Using dscout, TWG researchers asked participants who aligned with CBC’s core personas to regularly show and explain their interactions. This longitudinal diary study offered a lens into the Olympic Games experience as it was lived, through text, audio and video inputs.

dscout spoke with Irfan Pirbhai, User Research Team Lead at TWG, and Craig Saila, Director of Digital Products at CBC, to discuss the project and dscout’s role in it. (The conversations have been edited and condensed for clarity.)

Can you tell me a little bit about your goals for the project?

Craig Saila: Our hope was that we'd be able to get some insights that we could then use as a model to fast track some of the thinking around other experiences like, say, an election or a concert, or any big news story. We wanted to know how changing and shifting media habits affect how people watch or experience these events.

Let's talk about how the study was structured and set up.

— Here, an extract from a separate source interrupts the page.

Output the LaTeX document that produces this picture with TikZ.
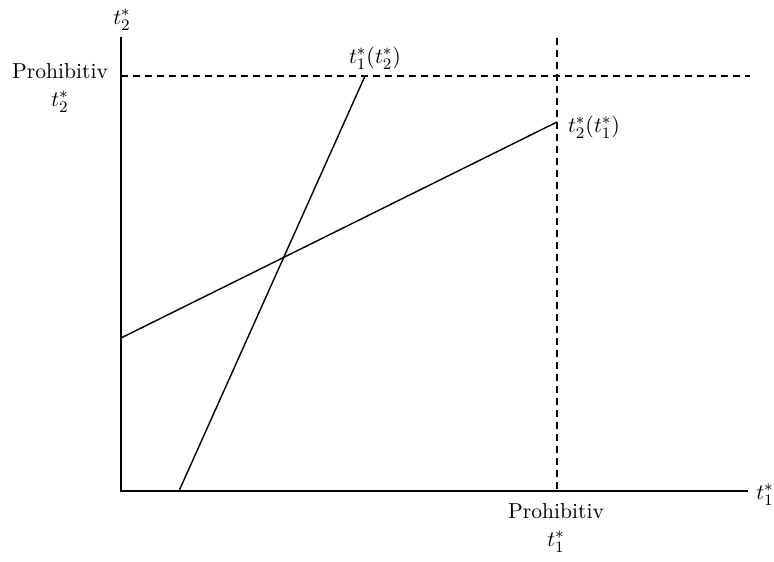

Irfan Pirbhai: When we started the project, we had a week to audit and orient, so we took some time to audit the existing research that CBC had. We did a number of stakeholder interviews with folks across the organization, and then we did a service blueprinting workshop where we tried to understand all the different levels of CBC's broadcasting, operations, and social media apparatus and how they all fit into assumptions about how their audience would actually be engaging with the Olympic Winter Games.

How did you know about their personal lives unrelated to the study?

Irfan: We had folks who were experiencing real-life stuff throughout the diary study, and they were pretty candid in sharing what was going on. In some cases, we found that participants seemed to be using the diary study as a diary. They were sharing stuff that was going on in their lives outside of the context of the sporting event itself.

What role do you think dscout played in this openness?

Irfan: We've done diary studies before, but I think the mobile experience of dscout, and having that constant fixture in people's eyes over the 18 days that we had them, increased their comfort and familiarity, and ultimately, I think their vulnerability and trust in the dscout platform, with the study, and with us.

Craig: The power of the video for our audience was pretty strong. Because dscout is on the person's device at their own prompt, there may be a bit more candor and intimacy in their responses.

We found dscout incredibly effective because it’s just so deep and comprehensive. In a stakeholder presentation, we could capture video clips, show a customer journey, and illustrate how old and young people are the same in terms of their media behaviors.

How did you feel about dscout compared to other research methods you’ve used?

Irfan: In user research, video is currency. The mobile ethnography we did with dscout for this project allowed for a tremendous depth of understanding about our users, more than any other project I've worked on. We built relationships with our participants and got prolonged exposure into their mental models. It's that kind of understanding that truly great products and services are built on.